If being in your 20s is not a clusterf*ck. You’re doing it wrong.
Okay, I’m totally kidding!! But I do think that many of us can look back on a point in our 20s and say, man… that was messy. The beautiful thing about these times in our lives is that they can produce some really incredible transformations.
I sat down with one of my good friends Shelby over a glass of wine on my living room floor and we talked about it all: break-ups, our careers, our 20s, having kids, growing up through chaos and… plucking our eyebrows.
The story I want to share with you today is that of toxic relationships. There are two types of people who come from a result of toxicity: those who get poisoned and their outlook on the world becomes tainted, and those who see the situation as a learning experience and choose to grow. Shelby is one of the latter…
Shelby and I just so happened to go through really tough breakups at the same time. This was where our friendship truly began to bud…
Immediately after the breakups we both felt the same thing – I’m never going to feel that love for someone again. Boy, were we wrong!

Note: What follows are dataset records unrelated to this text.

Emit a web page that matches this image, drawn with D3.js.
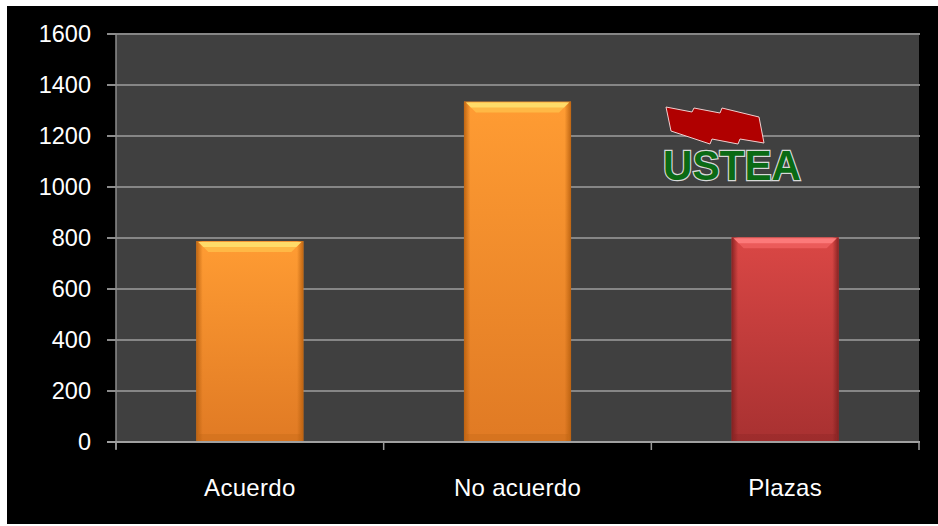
<!DOCTYPE html>
<html><head><meta charset="utf-8">
<script src="https://cdn.jsdelivr.net/npm/d3@7"></script>
<style>html,body{margin:0;padding:0;background:#fff;}svg{display:block;}</style>
</head><body>
<svg id="c" width="938" height="526"></svg>
<script>
const categories = ["Acuerdo", "No acuerdo", "Plazas"];
const values = [788, 1335, 803];
const barKinds = ["orange", "orange", "red"];
const yTicks = [0, 200, 400, 600, 800, 1000, 1200, 1400, 1600];

const svg = d3.select("#c");
const W = 938, H = 526;
const plot = {left: 116, right: 919, top: 34, bottom: 442};

svg.append("rect").attr("x", 7).attr("y", 6).attr("width", W - 7).attr("height", 518).attr("fill", "#000");

const x = d3.scaleBand().domain(categories).range([plot.left, plot.right]).paddingInner(0.6).paddingOuter(0.3);
const xOuter = d3.scaleBand().domain(categories).range([plot.left, plot.right]);
const y = d3.scaleLinear().domain([0, 1600]).range([plot.bottom, plot.top]);

svg.append("rect").attr("x", plot.left).attr("y", plot.top)
  .attr("width", plot.right - plot.left).attr("height", plot.bottom - plot.top).attr("fill", "#404040");

// gridlines
svg.append("g").selectAll("line").data(yTicks.filter(d => d > 0)).join("line")
  .attr("x1", plot.left).attr("x2", plot.right + 1)
  .attr("y1", d => y(d)).attr("y2", d => y(d))
  .attr("stroke", "#868686").attr("stroke-width", 2);

// defs
const defs = svg.append("defs");
const palettes = {
  orange: {top: "#ff9c33", bottom: "#e07a24", edge: "#b8600f", hi1: "#ffe070", hi2: "#ffbf4a"},
  red: {top: "#da4745", bottom: "#a83131", edge: "#7e1f1f", hi1: "#ff8080", hi2: "#f06060"}
};
Object.entries(palettes).forEach(([k, p]) => {
  const g = defs.append("linearGradient").attr("id", "g-" + k).attr("x1", 0).attr("y1", 0).attr("x2", 0).attr("y2", 1);
  g.append("stop").attr("offset", "0%").attr("stop-color", p.top);
  g.append("stop").attr("offset", "100%").attr("stop-color", p.bottom);
  const e = defs.append("linearGradient").attr("id", "e-" + k).attr("x1", 0).attr("y1", 0).attr("x2", 1).attr("y2", 0);
  e.append("stop").attr("offset", "0%").attr("stop-color", p.edge).attr("stop-opacity", 0.9);
  e.append("stop").attr("offset", "6%").attr("stop-color", p.edge).attr("stop-opacity", 0.0);
  e.append("stop").attr("offset", "94%").attr("stop-color", p.edge).attr("stop-opacity", 0.0);
  e.append("stop").attr("offset", "100%").attr("stop-color", p.edge).attr("stop-opacity", 0.9);
});

const bars = svg.append("g").selectAll("g").data(categories).join("g");
bars.each(function(c, i) {
  const g = d3.select(this);
  const k = barKinds[i], p = palettes[k];
  const bx = x(c), bw = x.bandwidth(), by = y(values[i]), bh = y(0) - y(values[i]);
  g.append("rect").attr("x", bx).attr("y", by).attr("width", bw).attr("height", bh).attr("fill", "url(#g-" + k + ")");
  g.append("rect").attr("x", bx).attr("y", by).attr("width", bw).attr("height", bh).attr("fill", "url(#e-" + k + ")");
  g.append("path").attr("d", `M${bx + 2},${by + 1}L${bx + bw - 2},${by + 1}L${bx + bw - 12},${by + 11}L${bx + 12},${by + 11}Z`)
    .attr("fill", p.hi2).attr("opacity", 0.8);
  g.append("path").attr("d", `M${bx + 2},${by + 1}L${bx + bw - 2},${by + 1}L${bx + bw - 7},${by + 6}L${bx + 7},${by + 6}Z`)
    .attr("fill", p.hi1).attr("opacity", 0.85);
  g.append("rect").attr("x", bx + 3).attr("y", by + bh - 8).attr("width", bw - 6).attr("height", 8)
    .attr("fill", p.edge).attr("opacity", 0.25);
});

// axes
svg.append("line").attr("x1", plot.left).attr("x2", plot.left).attr("y1", plot.top).attr("y2", plot.bottom + 7)
  .attr("stroke", "#8c8c8c").attr("stroke-width", 1.5);
svg.append("g").selectAll("line").data(yTicks).join("line")
  .attr("x1", plot.left - 9).attr("x2", plot.left).attr("y1", d => y(d)).attr("y2", d => y(d))
  .attr("stroke", "#8c8c8c").attr("stroke-width", 2);
svg.append("line").attr("x1", plot.left - 9).attr("x2", plot.right + 1).attr("y1", plot.bottom).attr("y2", plot.bottom)
  .attr("stroke", "#a0a0a0").attr("stroke-width", 2);
const xb = categories.map(c => xOuter(c)).concat([plot.right]);
svg.append("g").selectAll("line").data(xb).join("line")
  .attr("x1", d => d).attr("x2", d => d).attr("y1", plot.bottom).attr("y2", plot.bottom + 8)
  .attr("stroke", "#9a9a9a").attr("stroke-width", 1.5);

// labels
svg.append("g").selectAll("text").data(yTicks).join("text")
  .attr("x", 91).attr("y", d => y(d)).attr("dy", "0.36em")
  .attr("text-anchor", "end").attr("fill", "#fff")
  .style("font-family", "'Liberation Sans', Arial, sans-serif").style("font-size", "23.5px")
  .text(d => d);
svg.append("g").selectAll("text").data(categories).join("text")
  .attr("x", c => xOuter(c) + xOuter.bandwidth() / 2).attr("y", 496)
  .attr("text-anchor", "middle").attr("fill", "#fff")
  .style("font-family", "'Liberation Sans', Arial, sans-serif").style("font-size", "24px")
  .style("letter-spacing", "0.3px")
  .text(c => c);

// logo (decoration)
const logo = svg.append("g");
logo.append("path")
  .attr("d", "M666,107L692,112L694,108L720,113L722,108L759,117L764,143L740,139L738,144L712,139L710,144L671,131Z")
  .attr("fill", "#b00000").attr("stroke", "#f0d0d0").attr("stroke-width", 1);
logo.append("text").attr("x", 663).attr("y", 180)
  .attr("textLength", 138).attr("lengthAdjust", "spacingAndGlyphs")
  .attr("fill", "#0a6a14").attr("stroke", "#d8d8d8").attr("stroke-width", 2.5)
  .style("paint-order", "stroke")
  .style("font-family", "'Liberation Sans', Arial, sans-serif").style("font-weight", "bold").style("font-size", "43px")
  .text("USTEA");
</script>
</body></html>
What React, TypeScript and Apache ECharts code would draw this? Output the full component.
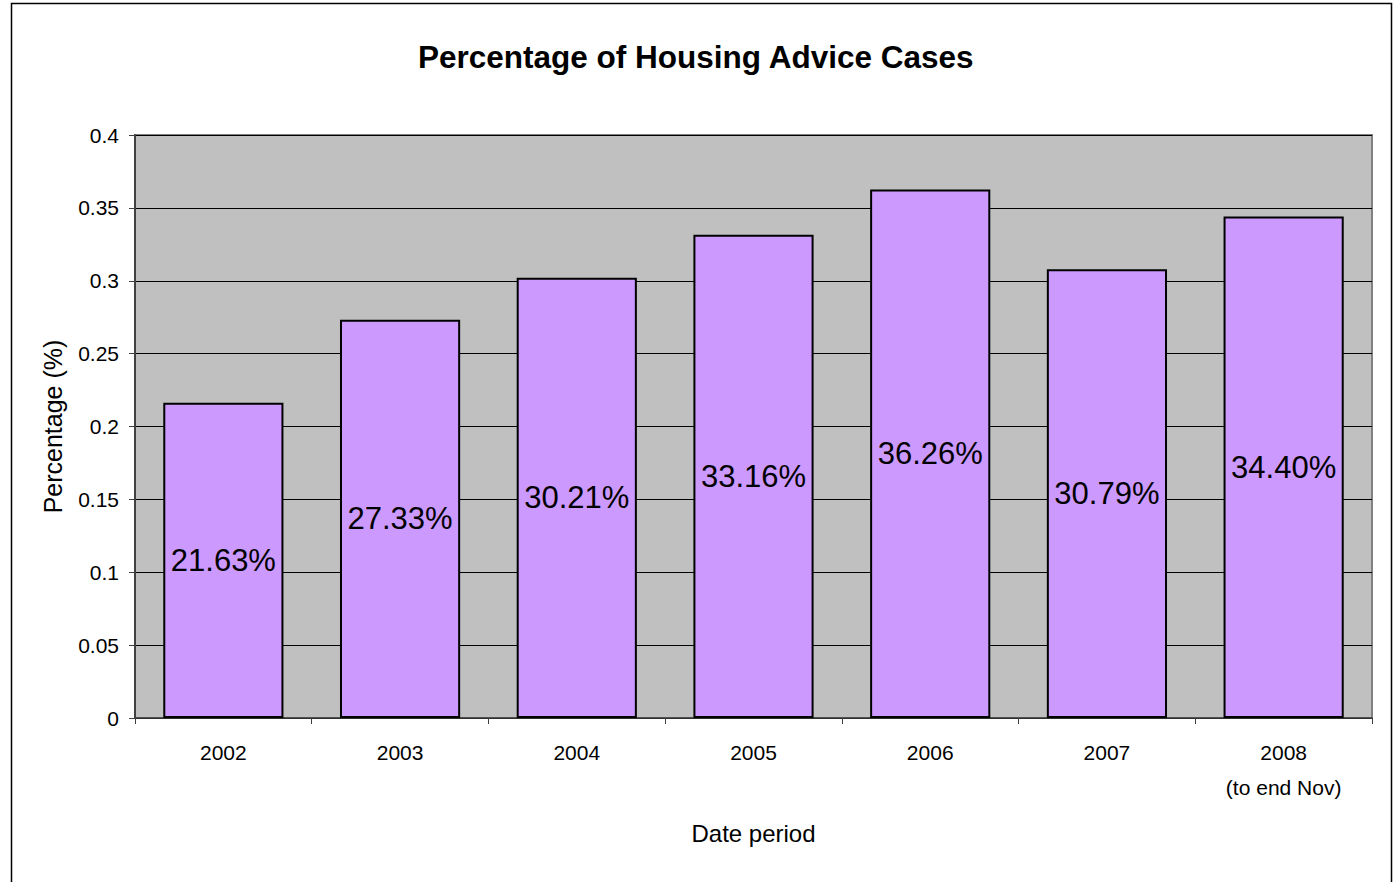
import React, { useEffect, useRef } from "react";
import * as echarts from "echarts";

const categories = ["2002", "2003", "2004", "2005", "2006", "2007", "2008\n(to end Nov)"];
const values = [0.2163, 0.2733, 0.3021, 0.3316, 0.3626, 0.3079, 0.344];
const yTicks = { min: 0, max: 0.4, interval: 0.05 };
const titleText = "Percentage of Housing Advice Cases";
const xName = "Date period";
const yName = "Percentage (%)";

const FONT = "'Liberation Sans', Arial, sans-serif";

export default function App() {
  const ref = useRef<HTMLDivElement>(null);
  useEffect(() => {
    if (!ref.current) return;
    const chart = echarts.init(ref.current, undefined, { renderer: "svg" });
    chart.setOption({
      animation: false,
      backgroundColor: "#ffffff",
      textStyle: { fontFamily: FONT },
      title: {
        text: titleText,
        left: 413,
        top: 36,
        textStyle: { fontFamily: FONT, fontSize: 31.5, fontWeight: "bold", color: "#000" },
      },
      graphic: [
        {
          type: "rect",
          shape: { x: 11.5, y: 3.5, width: 1380, height: 920 },
          style: { fill: "none", stroke: "#000", lineWidth: 1.5 },
          silent: true,
        },
      ],
      grid: {
        left: 135,
        top: 135,
        right: 24,
        bottom: 164,
        show: true,
        backgroundColor: "#C0C0C0",
        borderColor: "#808080",
        borderWidth: 2,
      },
      xAxis: {
        type: "category",
        data: categories,
        name: xName,
        nameLocation: "middle",
        nameGap: 103,
        nameTextStyle: { fontFamily: FONT, fontSize: 24, color: "#000" },
        axisLine: { show: true, lineStyle: { color: "#404040", width: 1.5 } },
        axisTick: { show: true, length: 6, lineStyle: { color: "#404040" } },
        axisLabel: { fontFamily: FONT, fontSize: 21, color: "#000", margin: 17, lineHeight: 35 },
      },
      yAxis: {
        type: "value",
        min: yTicks.min,
        max: yTicks.max,
        interval: yTicks.interval,
        name: yName,
        nameLocation: "middle",
        nameGap: 70,
        nameTextStyle: { fontFamily: FONT, fontSize: 25, color: "#000" },
        axisLine: { show: true, lineStyle: { color: "#404040", width: 2 } },
        axisTick: { show: true, length: 6, lineStyle: { color: "#404040" } },
        axisLabel: { fontFamily: FONT, fontSize: 21, color: "#000", margin: 16 },
        splitLine: { show: true, lineStyle: { color: "#000", width: 1.2 } },
      },
      series: [
        {
          type: "bar",
          data: values,
          barWidth: "68%",
          itemStyle: { color: "#CC99FF", borderColor: "#000", borderWidth: 2 },
          label: {
            show: true,
            position: "inside",
            fontFamily: FONT,
            fontSize: 31,
            color: "#000",
            formatter: (p: any) => (p.value * 100).toFixed(2) + "%",
          },
        },
      ],
    });
    return () => chart.dispose();
  }, []);
  return (
    <div
      ref={ref}
      style={{ position: "absolute", left: 0, top: 0, width: 1396, height: 882 }}
    />
  );
}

If you’ve ever struggled with a relationship that was toxic, verbally abusive, or a constant power struggle, head over the Podcast to get the full scope of her story. Here are some of my favorite takeaways:
Looking back on it now, I wasn’t truly in love… I just didn’t want to be alone. When someone gives you so much attention that you’re not used to getting – you feed off of it. When they pull that away, you cling on to it.
It’s no secret that when you don’t hold a high value on yourself, you allow less than you deserve. Many of us have experienced this in a relationship. I don’t think we always understand the concept of self-love and our worth when we are entering our first string of relationships. So, when someone comes along and seemingly gives us everything we think we want, we fall hard.
I knew that relationship should have ended before it started. We were both having a hard time in our lives. I didn’t have great relationships with my parents so I clung to him because he was there. I knew he was cheating and his stories weren’t adding up, but I had the rose-colored glasses on and thought it would end up happily ever after – if only I just endured the rough patches.
If you’ve ever been in a toxic relationship, it’s a vicious cycle of ups and downs, break ups and make ups, love & hate. You hold on to the “good times” to keep grasp of control and to justify staying. You know in your heart that you deserve so much more, but you ignore your intuition and keep allowing yourself to ride the cycle.
The moment he saw me pulling away, the name calling started. The verbal abuse began which lead to a lot of self-doubt on my part. The break-up hurt, but believing what he said about me hurt the most.
Too many times I have experienced and witnessed young women (including myself) placing too much value on the words of their significant other. I want so much to teach these girls & women that we get to decide who we want to be, we have control over our lives, and there is NO room for toxic people like this in our lives.
I knew I had to let him go… but I didn’t want to. Eventually I did and it was the greatest thing that ever happened to me.
I asked Shelby “What made you feel like growth started to really take off after the breakup?” She told me she just came to the realization that we will always go through painful relationships, and it’s just another stepping stone in life. Can we just take a moment and clap for Shelby?!… not everyone has this moment of clarity so early in life.
After the heartbreak, I truly felt like that’s when I became an adult.
This made me think… Those situations help you grow as an individual. Everyone has their shit. If you don’t use what you’ve learned you may not even be open to growth.
At the end of the day, you’re going to be okay. You may feel like you have a whole in your heart, but you’re going to be okay… and its going to be better!
Heartbreak is something we can all relate to, but realizing your self-worth amidst the mess of a toxic relationship is an incredibly big mountain to climb.
Every unwanted situation, every dark place & emotion is a gift. It’s a clear indicator of what you don’t want in your life. It’s not hard to recognize, but it’s not always easy to believe that you can have better.
Trust me when I say, you can.
The only reason I know exactly what I want in this life, is because I am very clear and have experienced what I don’t want. These situations are opportunities to look back and say “I don’t want this, I won’t live like that.”
Don’t settle until you get what you do want.
Affirmations from Shelby:
I will succeed in life.
I will find a meaningful relationship
I will find a meaningful career.
Everything I have gone through, I have gone through it because I am strong enough to handle it and I will help others through it.
Identify one period in time that was most transformative so far. What have you learned, how different are you now, what can you celebrate from your transformation?